In Mare clausum (1635) John Selden endeavoured to prove that the sea was in practice virtually as capable of appropriation as terrestrial territory. As conflicting claims grew out of the controversy, maritime states came to modulate their demands and base their maritime claims on the principle that it extended seawards from land. A workable formula was found by Cornelius Bynkershoek in his De dominio maris (1702), restricting maritime dominion to the actual distance within which cannon range could effectively protect it. Most maritime nations adopted this principle, which developed into a limit of 3 nautical miles (5.6 km). (It has also been suggested that the three-mile limit derived, at least in some cases, from the general application of the league (a common unit of measurement at sea) rather than from the range of cannon.)

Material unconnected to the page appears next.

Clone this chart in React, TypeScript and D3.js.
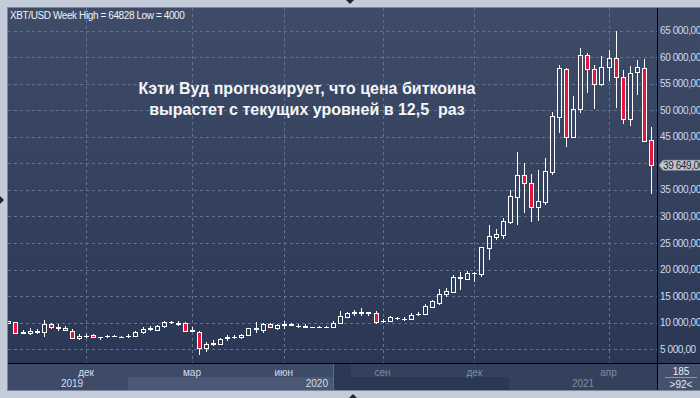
import React from 'react';
import * as d3 from 'd3';

// ---- data (weekly candles) ----
const opens = [10000, 10150, 8150, 8050, 8350, 8350, 9700, 9100, 9050, 8500, 7070, 7450, 7700, 7250, 7450, 7500, 7300, 7450, 7500, 8200, 8800, 8650, 9450, 10050, 9850, 9900, 8500, 8300, 5200, 6050, 6000, 7200, 7300, 7250, 7600, 8900, 8650, 9700, 9070, 9650, 9650, 9350, 9250, 9120, 9230, 9230, 9250, 9900, 11130, 11800, 11850, 11900, 11770, 10250, 10380, 10900, 10650, 10650, 11550, 11600, 13000, 13770, 15350, 15850, 18400, 18300, 19300, 19170, 24100, 26200, 26600, 29000, 33700, 37740, 36240, 31850, 32800, 38400, 48800, 57700, 45000, 50170, 60400, 57700, 54870, 58070, 59770, 56200, 48300, 57200, 57880, 44400];
const highs = [10400, 10200, 8650, 8950, 8800, 10500, 10000, 9700, 9300, 8750, 7880, 7900, 7900, 7400, 7700, 7600, 7450, 7800, 8500, 9150, 9400, 9550, 10350, 10400, 10250, 10100, 9150, 8500, 6430, 6700, 7100, 7600, 7700, 7800, 9050, 10100, 10000, 10000, 9800, 10300, 10000, 9750, 9700, 9250, 9450, 9300, 10300, 12200, 11990, 12400, 12700, 12000, 12200, 10700, 11200, 11100, 11050, 11750, 12000, 13500, 14300, 16400, 16600, 19000, 19600, 19800, 19550, 24200, 28400, 27700, 29700, 35000, 42100, 40000, 38000, 38750, 41050, 49700, 58500, 57900, 52700, 61650, 60700, 58500, 60200, 61330, 64828, 57560, 58370, 59450, 59600, 46900];
const lows = [9950, 8000, 7850, 7700, 7800, 7400, 8800, 8500, 8400, 6900, 6750, 7100, 7200, 6700, 7200, 7400, 7200, 7150, 7300, 7900, 8500, 8400, 9100, 9700, 9400, 8400, 8350, 4000, 4550, 5700, 5850, 6600, 6900, 6900, 7500, 8100, 8150, 9050, 8700, 8900, 9350, 9100, 9000, 9000, 9050, 9200, 9000, 9700, 10930, 11300, 11300, 11200, 9800, 9900, 10150, 10500, 10400, 10550, 11200, 11400, 12800, 13300, 14900, 15800, 16160, 18000, 17600, 18600, 21800, 25500, 25700, 28580, 28400, 30600, 29000, 29200, 32150, 37800, 45750, 43100, 44900, 49400, 53300, 50200, 54600, 55500, 50500, 47400, 47100, 52850, 43950, 34230];
const closes = [10350, 8150, 8300, 8500, 8450, 9700, 9150, 9200, 8600, 7070, 7500, 7550, 7350, 7350, 7550, 7550, 7350, 7550, 8300, 8900, 8950, 9450, 10100, 10150, 9950, 8500, 8650, 5200, 6000, 6200, 6900, 7300, 7400, 7700, 8950, 9000, 9760, 9250, 9630, 9750, 9700, 9420, 9300, 9170, 9280, 9270, 10000, 11270, 11890, 11950, 11950, 11980, 10200, 10350, 11000, 10970, 10750, 11450, 11650, 13150, 14000, 15400, 15970, 18600, 18550, 19300, 19400, 24200, 26300, 26700, 29150, 33850, 37740, 36240, 31700, 32900, 38550, 48900, 58000, 45000, 50170, 60400, 57700, 54930, 58070, 59770, 56200, 48300, 56950, 58050, 44260, 39649];

const yTickValues = [5000, 10000, 15000, 20000, 25000, 30000, 35000, 40000, 45000, 50000, 55000, 60000, 65000];
const monthLabels = ['дек', 'мар', 'июн', 'сен', 'дек', 'апр'];
const monthIndex = [11, 26, 39, 53, 66, 85];
const yearLabels = ['2019', '2020', '2021'];
const symbol = 'XBT/USD';
const period = 'Week';
const titleLines = ['Кэти Вуд прогнозирует, что цена биткоина', 'вырастет с текущих уровней в 12,5  раз'];
const zoomLevel = '185';
const barsVisible = '>92<';

// ---- layout ----
const W = 700, H = 398;
const PL = 8, PR = 657, PT = 8, PB = 363, BB = 390;
const FONT = "'Liberation Sans', Arial, sans-serif";
const RED = '#e4163c';

const locale = d3.formatLocale({ decimal: ',', thousands: ' ', grouping: [3], currency: ['', ''] });
const fmt = locale.format(',.2f');

export default function App() {
  const x = d3.scaleLinear().domain([0, opens.length - 1]).range([8.4, 650.9]);
  const y = d3.scaleLinear().domain([5000, 65000]).range([349.3, 30.5]);
  const hi = d3.max(highs) as number;
  const lo = d3.min(lows) as number;
  const last = closes[closes.length - 1];
  const lastY = y(last);

  const candles = opens.map((o, i) => {
    const c = closes[i];
    const up = c >= o;
    const cx = Math.round(x(i));
    const wx = cx + 0.5;
    const top = Math.round(y(Math.max(o, c))) + 0.5;
    const bot = Math.round(y(Math.min(o, c))) + 0.5;
    const yh = Math.round(y(highs[i]));
    const yl = Math.round(y(lows[i]));
    if (bot - top < 1) {
      return (
        <g key={i}>
          <line x1={wx} x2={wx} y1={yh} y2={yl} stroke="#fff" strokeWidth={1} />
          <line x1={cx - 2} x2={cx + 3} y1={top} y2={top} stroke="#fff" strokeWidth={1} />
        </g>
      );
    }
    return (
      <g key={i}>
        <line x1={wx} x2={wx} y1={yh} y2={top} stroke="#fff" strokeWidth={1} />
        <line x1={wx} x2={wx} y1={bot} y2={yl} stroke="#fff" strokeWidth={1} />
        <rect x={cx - 1.5} y={top} width={4} height={bot - top} fill={up ? 'none' : RED} stroke="#fff" strokeWidth={1} />
      </g>
    );
  });

  return (
    <svg width={W} height={H} style={{ position: 'fixed', left: 0, top: 0, display: 'block' }} fontFamily={FONT}>
      <defs>
        <linearGradient id="bg" x1="0" y1="0" x2="0" y2="1">
          <stop offset="0" stopColor="#3f4c68" />
          <stop offset="1" stopColor="#2b3855" />
        </linearGradient>
        <clipPath id="plotClip">
          <rect x={PL} y={PT} width={PR - PL} height={PB - PT} />
        </clipPath>
      </defs>
      {/* frame */}
      <rect x={0} y={0} width={W} height={H} fill="#c3ccd8" />
      <rect x={PL} y={PT} width={W - PL} height={PB - PT} fill="url(#bg)" />
      <polygon points="346,0 354,0 350,4" fill="#1d2530" />
      <polygon points="0,196 0,204 4,200" fill="#1d2530" />
      <polygon points="349,398 357,398 353,394" fill="#1d2530" />

      {/* bottom axis panel */}
      <rect x={PL} y={PB} width={333 - PL} height={BB - PB} fill="#3e4b68" />
      <rect x={128} y={377} width={333 - 128} height={BB - 377} fill="#4a5775" />
      <rect x={333} y={PB} width={1} height={BB - PB} fill="#5d6a86" />
      <rect x={334} y={PB} width={17} height={BB - PB} fill="#2c3955" />
      <rect x={351} y={PB} width={PR - 351} height={BB - PB} fill="#33415d" />
      <rect x={351} y={377} width={509 - 351} height={BB - 377} fill="#2b3854" />
      <rect x={PR} y={PB} width={W - PR} height={BB - PB} fill="#44526e" />
      <line x1={665} x2={697} y1={377.5} y2={377.5} stroke="#8a97ad" strokeWidth={1} />
      <text x={681} y={375} fontSize={10} fill="#e6ecf4" textAnchor="middle">{zoomLevel}</text>
      <text x={681} y={388} fontSize={10} fill="#e6ecf4" textAnchor="middle">{barsVisible}</text>

      {monthLabels.map((m, k) => {
        const mx = x(monthIndex[k]);
        return (
          <text key={k} x={mx} y={376} fontSize={10} textAnchor="middle" fill={mx < 333 ? '#d7dfea' : '#7f8ba1'}>{m}</text>
        );
      })}
      <text x={72} y={387} fontSize={10} textAnchor="middle" fill="#d7dfea">{yearLabels[0]}</text>
      <text x={328} y={387} fontSize={10} textAnchor="end" fill="#d7dfea">{yearLabels[1]}</text>
      <text x={583} y={387} fontSize={10} textAnchor="middle" fill="#7f8ba1">{yearLabels[2]}</text>

      {/* grid */}
      <g clipPath="url(#plotClip)">
        {yTickValues.map((v) => (
          <line key={v} x1={PL} x2={PR} y1={Math.round(y(v)) + 0.5} y2={Math.round(y(v)) + 0.5} stroke="#63728e" strokeWidth={1} strokeDasharray="3,3" />
        ))}
        {monthIndex.map((mi) => (
          <line key={mi} x1={Math.round(x(mi)) + 0.5} x2={Math.round(x(mi)) + 0.5} y1={PT} y2={PB} stroke="#63728e" strokeWidth={1} strokeDasharray="3,3" />
        ))}
      </g>

      {/* title */}
      {titleLines.map((t, k) => (
        <text key={k} x={307} y={94 + k * 21} fontSize={16} fontWeight="bold" fill="#f4f6f9" textAnchor="middle" style={{ whiteSpace: 'pre' }}>{t}</text>
      ))}

      {/* candles */}
      <g clipPath="url(#plotClip)">{candles}</g>

      {/* header */}
      <text x={10} y={19} fontSize={10} fill="#eef2f7" letterSpacing={-0.4}>
        {`${symbol} ${period} High = ${hi} Low = ${lo}`}
      </text>

      {/* right axis */}
      {yTickValues.filter((v) => Math.abs(y(v) - lastY) > 8).map((v) => (
        <text key={v} x={660} y={y(v)} dy="0.35em" fontSize={10} fill="#cddcf0" letterSpacing={-0.4}>{fmt(v)}</text>
      ))}

      {/* last price label */}
      <polygon points={`659,${lastY} 663,${lastY - 5} 700,${lastY - 5} 700,${lastY + 5} 663,${lastY + 5}`} fill="#c1c5cc" stroke="#9aa1ab" strokeWidth={0.5} />
      <text x={663} y={lastY} dy="0.35em" fontSize={10} fill="#1b2331" letterSpacing={-0.4}>{fmt(last)}</text>

      {/* separators */}
      <line x1={PR + 0.5} x2={PR + 0.5} y1={PT} y2={BB} stroke="#000" strokeWidth={1} />
      <line x1={PL} x2={W} y1={PB + 0.5} y2={PB + 0.5} stroke="#000" strokeWidth={1} />
      <rect x={7.5} y={7.5} width={W} height={BB - 7} fill="none" stroke="#7f8b9c" strokeWidth={1} />
    </svg>
  );
}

Since the mid-20th century, numerous nations have claimed territorial waters well beyond the traditional three-mile limit. Commonly these maritime territories extend 12 nautical miles (22 km) from a coastline, and this was eventually established as the international norm by the 1982 United Nations Convention on the Law of the Sea. As a result, the three-mile limit has become largely obsolete. As of 2007, only Gibraltar, Jordan, Palau, and Singapore retain it.